On a lighter and less disturbing note, there was a bit of relaxation today. I walked a few miles to my old job to pick up my last paycheck, and then proceeded to walk a few miles back. It took two hours and I enjoyed every second of it. All of that exercise was wasted as I made a pizza for myself once I got back to my apartment. My desire to improve myself is constantly challenged by my own gluttony. So much for the improvement thing, but I’m still considerably underweight for my height, so I lie to myself to make myself feel better about my nutritional cheating.

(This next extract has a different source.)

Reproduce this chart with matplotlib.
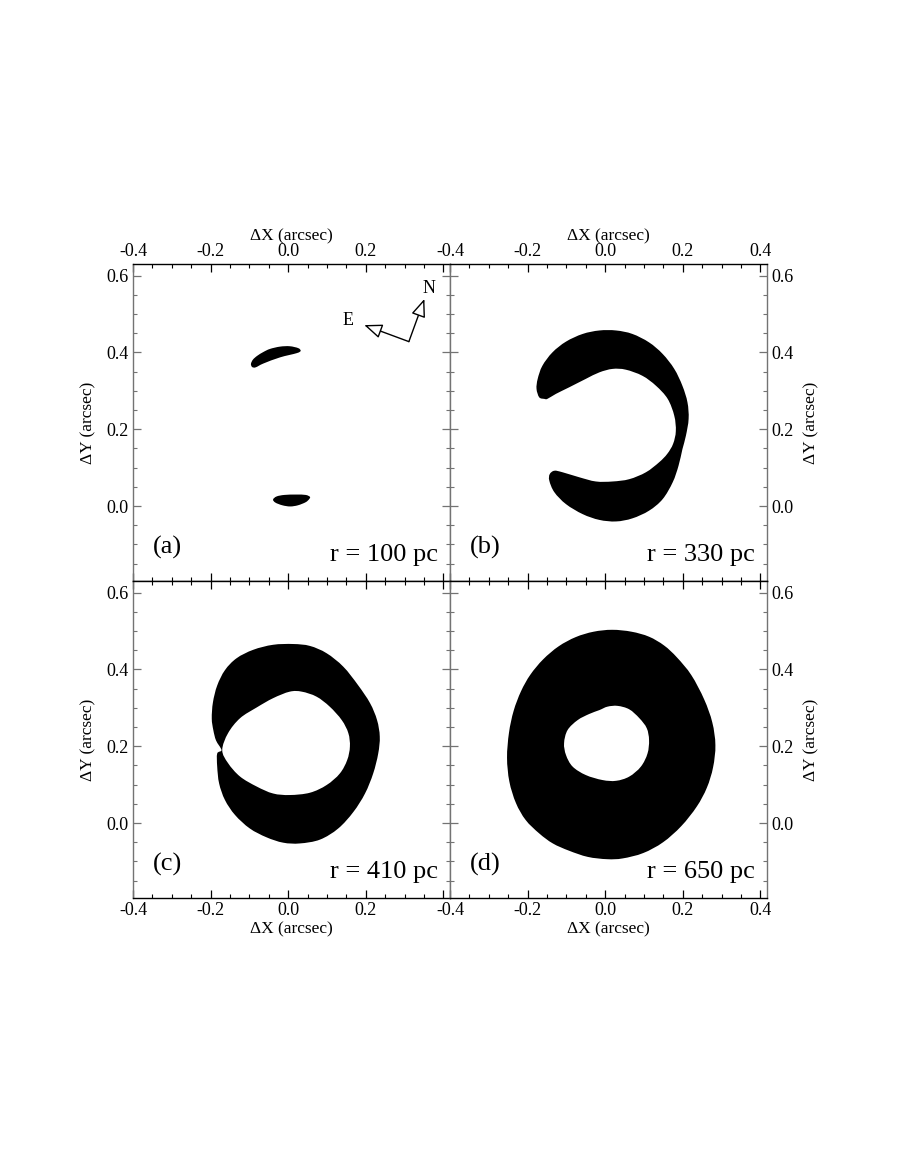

My self-education is going well, as I’ve begun learning about topics like sociology, economics, and philosophy. While I enjoy reading philosophical works and studying social cues, the most interesting new subject has been that of economics. I’m constantly upset because I have no control over the world. I’m young and still have no power to change anything. Through my life, I’ve noticed that the only ones who can change anything are the ones with money, and I’m certain that the economy is truly broken. A handful of people have more money than a third of the world population and for some reason we still trust that money has any true value.

The flaws with capitalism are easily apparent. It is an elitist dysfunctional economy, and even though production levels and GDP’s have never been higher (and will only continue to grow as we automate most jobs in the next 25 years), wages have never increased. This is fundamentally broken, as most of the profits never trickle down to the workers and stay locked at the top. The greed never dissipated with better technology. It only allowed more efficient use of said greed. I truly fear how these companies work towards an artificial intelligence that share these said traits, as they will desperately try to code them in.